▶ Given problem: Make an exact copy of the records, with the images left out.

━━━━━━━━━━━━━━━━━━━━━━━━━━━━━━

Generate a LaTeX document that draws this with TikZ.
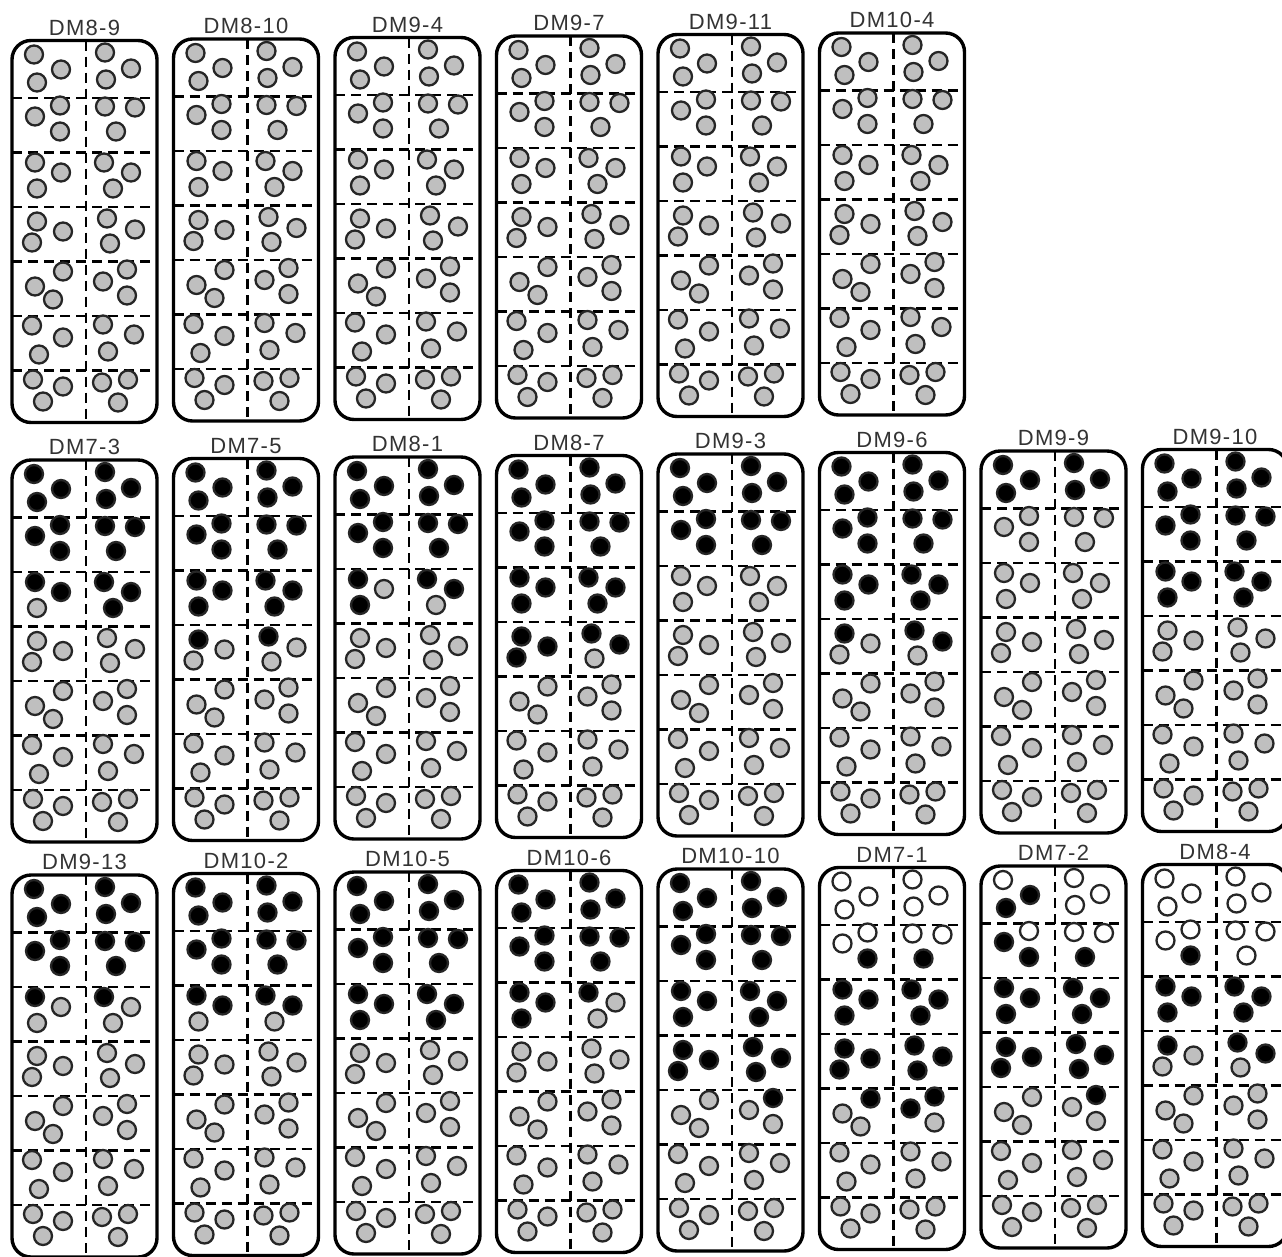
\documentclass[tikz,border=0pt]{standalone}
\usepackage{fontspec}
\usepackage{tikz}
\usetikzlibrary{positioning}
\newfontfamily\tagfont[LetterSpace=6]{Liberation Sans}

\colorlet{seedg}{black!25}
\colorlet{seedb}{black}
\colorlet{seedw}{white}

% seed centres inside a plate, three per cell, cells row by row (left, right)
\def\seedx{{22,49,25, 93,119,94, 23,48,48, 93,123,104, 23,49,25, 92,119,101,
  25,51,20, 95,123,98, 51,23,41, 91,115,115, 20,51,27, 91,122,96,
  21,51,31, 90,116,106}}
\def\seedy{{14,29,42, 12,28,39, 76,65,91, 66,67,91, 122,132,148, 122,132,148,
  181,191,202, 178,189,203, 231,246,259, 241,229,255, 285,297,314, 284,294,311,
  339,346,361, 342,339,362}}
\def\splitcode#1#2#3{\def\fa{#1}\def\fb{#2}\def\fc{#3}}

% plate: name, x, y, tag, cell codes
\newcommand{\seedplate}[5]{%
  \node[plate] (#1) at (#2,#3) {};
  \node[platetag, above=5pt of #1] (#1-tag) {#4};
  \begin{scope}[shift={(#1.north west)}]
    \foreach \yline in {57.5,112,166.5,221,275.5,330}
      \draw[divider] (0,\yline) -- (145,\yline);
    \draw[divider] (74,0) -- (74,382);
    \foreach \code [count=\k from 0] in {#5} {
      \expandafter\splitcode\code
      \foreach \j/\f in {0/\fa,1/\fb,2/\fc} {
        \pgfmathsetmacro\sx{\seedx[3*\k+\j]}
        \pgfmathsetmacro\sy{\seedy[3*\k+\j]}
        \draw[seed, fill=seed\f] (\sx,\sy) circle[radius=9pt];
      }
    }
  \end{scope}
  \draw[line width=3.4pt, rounded corners=19pt] (#1.north west) rectangle (#1.south east);
}

\begin{document}
\begin{tikzpicture}[x=1pt, y=-1pt,
    plate/.style={line width=3.4pt, minimum width=145pt, minimum height=382pt, inner sep=0pt, outer sep=0pt, anchor=north west},
    platetag/.style={font={\tagfont\fontsize{22}{22}\selectfont}, inner sep=0pt, text=black!80},
    divider/.style={line width=2.4pt, dash pattern=on 10pt off 6pt},
    seed/.style={line width=2.3pt, draw=black!85}
]
\useasboundingbox (0,0) rectangle (1282,1256);

% top row
\seedplate{dm8-9}{12}{40.5}{DM8-9}{ggg,ggg, ggg,ggg, ggg,ggg, ggg,ggg, ggg,ggg, ggg,ggg, ggg,ggg}
\seedplate{dm8-10}{173.5}{39}{DM8-10}{ggg,ggg, ggg,ggg, ggg,ggg, ggg,ggg, ggg,ggg, ggg,ggg, ggg,ggg}
\seedplate{dm9-4}{335}{37.5}{DM9-4}{ggg,ggg, ggg,ggg, ggg,ggg, ggg,ggg, ggg,ggg, ggg,ggg, ggg,ggg}
\seedplate{dm9-7}{496.5}{36}{DM9-7}{ggg,ggg, ggg,ggg, ggg,ggg, ggg,ggg, ggg,ggg, ggg,ggg, ggg,ggg}
\seedplate{dm9-11}{658}{34.5}{DM9-11}{ggg,ggg, ggg,ggg, ggg,ggg, ggg,ggg, ggg,ggg, ggg,ggg, ggg,ggg}
\seedplate{dm10-4}{819.5}{33}{DM10-4}{ggg,ggg, ggg,ggg, ggg,ggg, ggg,ggg, ggg,ggg, ggg,ggg, ggg,ggg}

% middle row
\seedplate{dm7-3}{12}{460}{DM7-3}{bbb,bbb, bbb,bbb, bbg,bbb, ggg,ggg, ggg,ggg, ggg,ggg, ggg,ggg}
\seedplate{dm7-5}{173.5}{458.5}{DM7-5}{bbb,bbb, bbb,bbb, bbb,bbb, bgg,bgg, ggg,ggg, ggg,ggg, ggg,ggg}
\seedplate{dm8-1}{335}{457}{DM8-1}{bbb,bbb, bbb,bbb, bgb,bbg, ggg,ggg, ggg,ggg, ggg,ggg, ggg,ggg}
\seedplate{dm8-7}{496.5}{455.5}{DM8-7}{bbb,bbb, bbb,bbb, bbb,bbb, bbb,bbg, ggg,ggg, ggg,ggg, ggg,ggg}
\seedplate{dm9-3}{658}{454}{DM9-3}{bbb,bbb, bbb,bbb, ggg,ggg, ggg,ggg, ggg,ggg, ggg,ggg, ggg,ggg}
\seedplate{dm9-6}{819.5}{452.5}{DM9-6}{bbb,bbb, bbb,bbb, bbb,bbb, bgg,bbg, ggg,ggg, ggg,ggg, ggg,ggg}
\seedplate{dm9-9}{981}{451}{DM9-9}{bbb,bbb, ggg,ggg, ggg,ggg, ggg,ggg, ggg,ggg, ggg,ggg, ggg,ggg}
\seedplate{dm9-10}{1142.5}{449.5}{DM9-10}{bbb,bbb, bbb,bbb, bbb,bbb, ggg,ggg, ggg,ggg, ggg,ggg, ggg,ggg}

% bottom row
\seedplate{dm9-13}{12}{875}{DM9-13}{bbb,bbb, bbb,bbb, bgg,bgg, ggg,ggg, ggg,ggg, ggg,ggg, ggg,ggg}
\seedplate{dm10-2}{173.5}{873.5}{DM10-2}{bbb,bbb, bbb,bbb, bbg,bbg, ggg,ggg, ggg,ggg, ggg,ggg, ggg,ggg}
\seedplate{dm10-5}{335}{872}{DM10-5}{bbb,bbb, bbb,bbb, bbb,bbb, ggg,ggg, ggg,ggg, ggg,ggg, ggg,ggg}
\seedplate{dm10-6}{496.5}{870.5}{DM10-6}{bbb,bbb, bbb,bbb, bbb,bgg, ggg,ggg, ggg,ggg, ggg,ggg, ggg,ggg}
\seedplate{dm10-10}{658}{869}{DM10-10}{bbb,bbb, bbb,bbb, bbb,bbb, bbb,bbb, ggg,gbg, ggg,ggg, ggg,ggg}
\seedplate{dm7-1}{819.5}{867.5}{DM7-1}{www,www, wwb,wwb, bbb,bbb, bbb,bbb, bgg,bbg, ggg,ggg, ggg,ggg}
\seedplate{dm7-2}{981}{866}{DM7-2}{wbb,www, bwb,wwb, bbb,bbb, bbb,bbb, ggg,gbg, ggg,ggg, ggg,ggg}
\seedplate{dm8-4}{1142.5}{864.5}{DM8-4}{www,www, wwb,www, bbb,bbb, bgg,bbg, ggg,ggg, ggg,ggg, ggg,ggg}
\end{tikzpicture}
\end{document}
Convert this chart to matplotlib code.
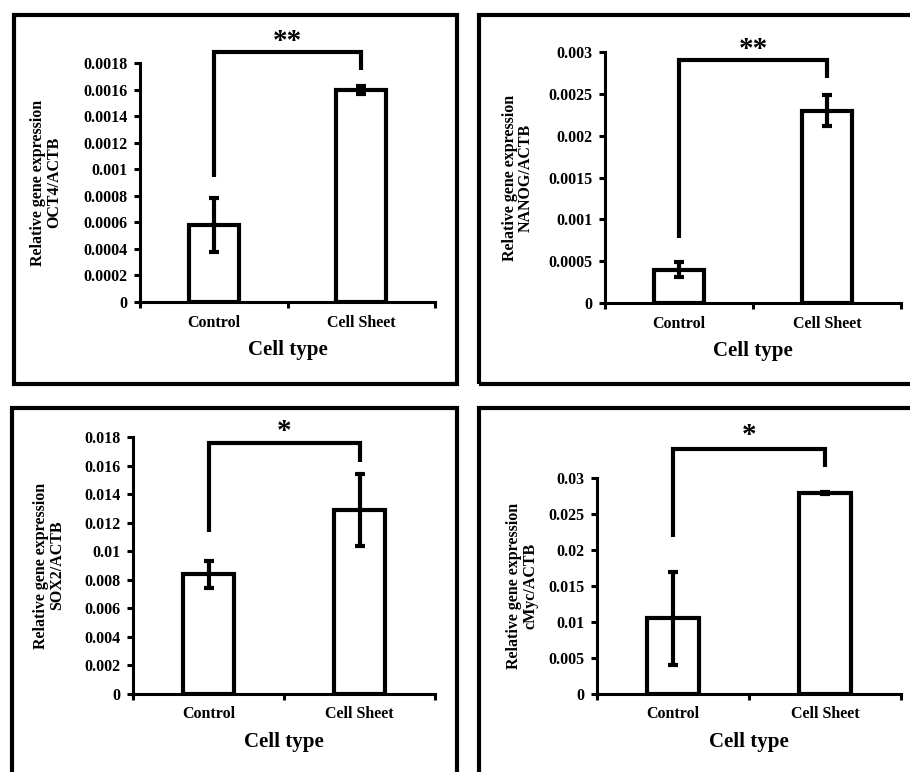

━━━━━━━━━━━━━━━━━━━━━━━━━━━━━━

▶ Result below:
Generate a LaTeX document that draws this with TikZ.
\documentclass[tikz,border=0pt]{standalone}
\usepackage{fontspec}
\usepackage{tikz}
\usetikzlibrary{positioning}
\newfontfamily\tagfont[LetterSpace=6]{Liberation Sans}

\colorlet{seedg}{black!25}
\colorlet{seedb}{black}
\colorlet{seedw}{white}

% seed centres inside a plate, three per cell, cells row by row (left, right)
\def\seedx{{22,49,25, 93,119,94, 23,48,48, 93,123,104, 23,49,25, 92,119,101,
  25,51,20, 95,123,98, 51,23,41, 91,115,115, 20,51,27, 91,122,96,
  21,51,31, 90,116,106}}
\def\seedy{{14,29,42, 12,28,39, 76,65,91, 66,67,91, 122,132,148, 122,132,148,
  181,191,202, 178,189,203, 231,246,259, 241,229,255, 285,297,314, 284,294,311,
  339,346,361, 342,339,362}}
\def\splitcode#1#2#3{\def\fa{#1}\def\fb{#2}\def\fc{#3}}

% plate: name, x, y, tag, cell codes
\newcommand{\seedplate}[5]{%
  \node[plate] (#1) at (#2,#3) {};
  \node[platetag, above=5pt of #1] (#1-tag) {#4};
  \begin{scope}[shift={(#1.north west)}]
    \foreach \yline in {57.5,112,166.5,221,275.5,330}
      \draw[divider] (0,\yline) -- (145,\yline);
    \draw[divider] (74,0) -- (74,382);
    \foreach \code [count=\k from 0] in {#5} {
      \expandafter\splitcode\code
      \foreach \j/\f in {0/\fa,1/\fb,2/\fc} {
        \pgfmathsetmacro\sx{\seedx[3*\k+\j]}
        \pgfmathsetmacro\sy{\seedy[3*\k+\j]}
        \draw[seed, fill=seed\f] (\sx,\sy) circle[radius=9pt];
      }
    }
  \end{scope}
  \draw[line width=3.4pt, rounded corners=19pt] (#1.north west) rectangle (#1.south east);
}

\begin{document}
\begin{tikzpicture}[x=1pt, y=-1pt,
    plate/.style={line width=3.4pt, minimum width=145pt, minimum height=382pt, inner sep=0pt, outer sep=0pt, anchor=north west},
    platetag/.style={font={\tagfont\fontsize{22}{22}\selectfont}, inner sep=0pt, text=black!80},
    divider/.style={line width=2.4pt, dash pattern=on 10pt off 6pt},
    seed/.style={line width=2.3pt, draw=black!85}
]
\useasboundingbox (0,0) rectangle (1282,1256);

% top row
\seedplate{dm8-9}{12}{40.5}{DM8-9}{ggg,ggg, ggg,ggg, ggg,ggg, ggg,ggg, ggg,ggg, ggg,ggg, ggg,ggg}
\seedplate{dm8-10}{173.5}{39}{DM8-10}{ggg,ggg, ggg,ggg, ggg,ggg, ggg,ggg, ggg,ggg, ggg,ggg, ggg,ggg}
\seedplate{dm9-4}{335}{37.5}{DM9-4}{ggg,ggg, ggg,ggg, ggg,ggg, ggg,ggg, ggg,ggg, ggg,ggg, ggg,ggg}
\seedplate{dm9-7}{496.5}{36}{DM9-7}{ggg,ggg, ggg,ggg, ggg,ggg, ggg,ggg, ggg,ggg, ggg,ggg, ggg,ggg}
\seedplate{dm9-11}{658}{34.5}{DM9-11}{ggg,ggg, ggg,ggg, ggg,ggg, ggg,ggg, ggg,ggg, ggg,ggg, ggg,ggg}
\seedplate{dm10-4}{819.5}{33}{DM10-4}{ggg,ggg, ggg,ggg, ggg,ggg, ggg,ggg, ggg,ggg, ggg,ggg, ggg,ggg}

% middle row
\seedplate{dm7-3}{12}{460}{DM7-3}{bbb,bbb, bbb,bbb, bbg,bbb, ggg,ggg, ggg,ggg, ggg,ggg, ggg,ggg}
\seedplate{dm7-5}{173.5}{458.5}{DM7-5}{bbb,bbb, bbb,bbb, bbb,bbb, bgg,bgg, ggg,ggg, ggg,ggg, ggg,ggg}
\seedplate{dm8-1}{335}{457}{DM8-1}{bbb,bbb, bbb,bbb, bgb,bbg, ggg,ggg, ggg,ggg, ggg,ggg, ggg,ggg}
\seedplate{dm8-7}{496.5}{455.5}{DM8-7}{bbb,bbb, bbb,bbb, bbb,bbb, bbb,bbg, ggg,ggg, ggg,ggg, ggg,ggg}
\seedplate{dm9-3}{658}{454}{DM9-3}{bbb,bbb, bbb,bbb, ggg,ggg, ggg,ggg, ggg,ggg, ggg,ggg, ggg,ggg}
\seedplate{dm9-6}{819.5}{452.5}{DM9-6}{bbb,bbb, bbb,bbb, bbb,bbb, bgg,bbg, ggg,ggg, ggg,ggg, ggg,ggg}
\seedplate{dm9-9}{981}{451}{DM9-9}{bbb,bbb, ggg,ggg, ggg,ggg, ggg,ggg, ggg,ggg, ggg,ggg, ggg,ggg}
\seedplate{dm9-10}{1142.5}{449.5}{DM9-10}{bbb,bbb, bbb,bbb, bbb,bbb, ggg,ggg, ggg,ggg, ggg,ggg, ggg,ggg}

% bottom row
\seedplate{dm9-13}{12}{875}{DM9-13}{bbb,bbb, bbb,bbb, bgg,bgg, ggg,ggg, ggg,ggg, ggg,ggg, ggg,ggg}
\seedplate{dm10-2}{173.5}{873.5}{DM10-2}{bbb,bbb, bbb,bbb, bbg,bbg, ggg,ggg, ggg,ggg, ggg,ggg, ggg,ggg}
\seedplate{dm10-5}{335}{872}{DM10-5}{bbb,bbb, bbb,bbb, bbb,bbb, ggg,ggg, ggg,ggg, ggg,ggg, ggg,ggg}
\seedplate{dm10-6}{496.5}{870.5}{DM10-6}{bbb,bbb, bbb,bbb, bbb,bgg, ggg,ggg, ggg,ggg, ggg,ggg, ggg,ggg}
\seedplate{dm10-10}{658}{869}{DM10-10}{bbb,bbb, bbb,bbb, bbb,bbb, bbb,bbb, ggg,gbg, ggg,ggg, ggg,ggg}
\seedplate{dm7-1}{819.5}{867.5}{DM7-1}{www,www, wwb,wwb, bbb,bbb, bbb,bbb, bgg,bbg, ggg,ggg, ggg,ggg}
\seedplate{dm7-2}{981}{866}{DM7-2}{wbb,www, bwb,wwb, bbb,bbb, bbb,bbb, ggg,gbg, ggg,ggg, ggg,ggg}
\seedplate{dm8-4}{1142.5}{864.5}{DM8-4}{www,www, wwb,www, bbb,bbb, bgg,bbg, ggg,ggg, ggg,ggg, ggg,ggg}
\end{tikzpicture}
\end{document}
Convert this chart to matplotlib code.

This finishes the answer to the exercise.